The rowdy Stanford student section began chanting disparaging things more
than 45 minutes before tipoff - and many waited up to six hours to get prime
seats. Then they began barraging Bears freshman star Leon Powe with insults,
but he just smiled and kept shooting during warm ups.
Powe, who often has faced double-teams this season, had 12 points and nine
rebounds. Rob Little made an impressive one-handed dunk over Powe early in the
second half. Little had another dunk in transition moments later for a 38-28
Stanford lead that forced Cal to call timeout with 15:51 remaining.
Davis' dunk with 12:25 left capped a 13-3 run as the Cardinal made it 46-31.

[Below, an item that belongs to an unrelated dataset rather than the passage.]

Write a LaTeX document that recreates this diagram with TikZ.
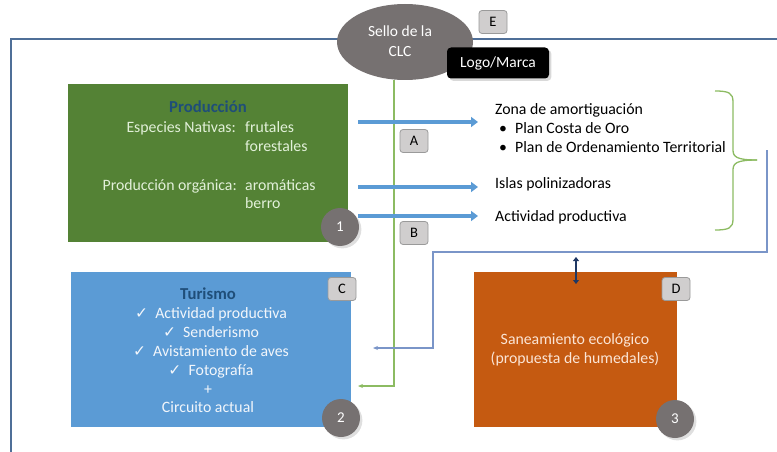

Cal freshman Marquise Kately - one of three freshmen in the Bears' starting
lineup - had scored in double figures in his last three games, but was held to
seven.
The Bears have been limiting teams to 62 points per game, their best defense
since they held teams to 61.8 points in 1984-85 when there wasn't a 35-second
shot clock.
The Cardinal looked sluggish early, starting the game 6-of-16 to Cal's
4-for-16. The teams combined for nine quick turnovers. Stanford used an 15-5
run late in the half to take a 24-17 halftime lead - the Cardinal's
second-lowest halftime total behind the 22 points they had in the first half in
a win at Rice on Nov. 30. Cal shot 31.6 percent in the first half and committed
10 turnovers.
Stanford issued credentials to 79 members of the media, the second-most ever
for a game at Maples Pavilion - behind only the Cardinal's matchup against
Connecticut on Feb. 6, 1999.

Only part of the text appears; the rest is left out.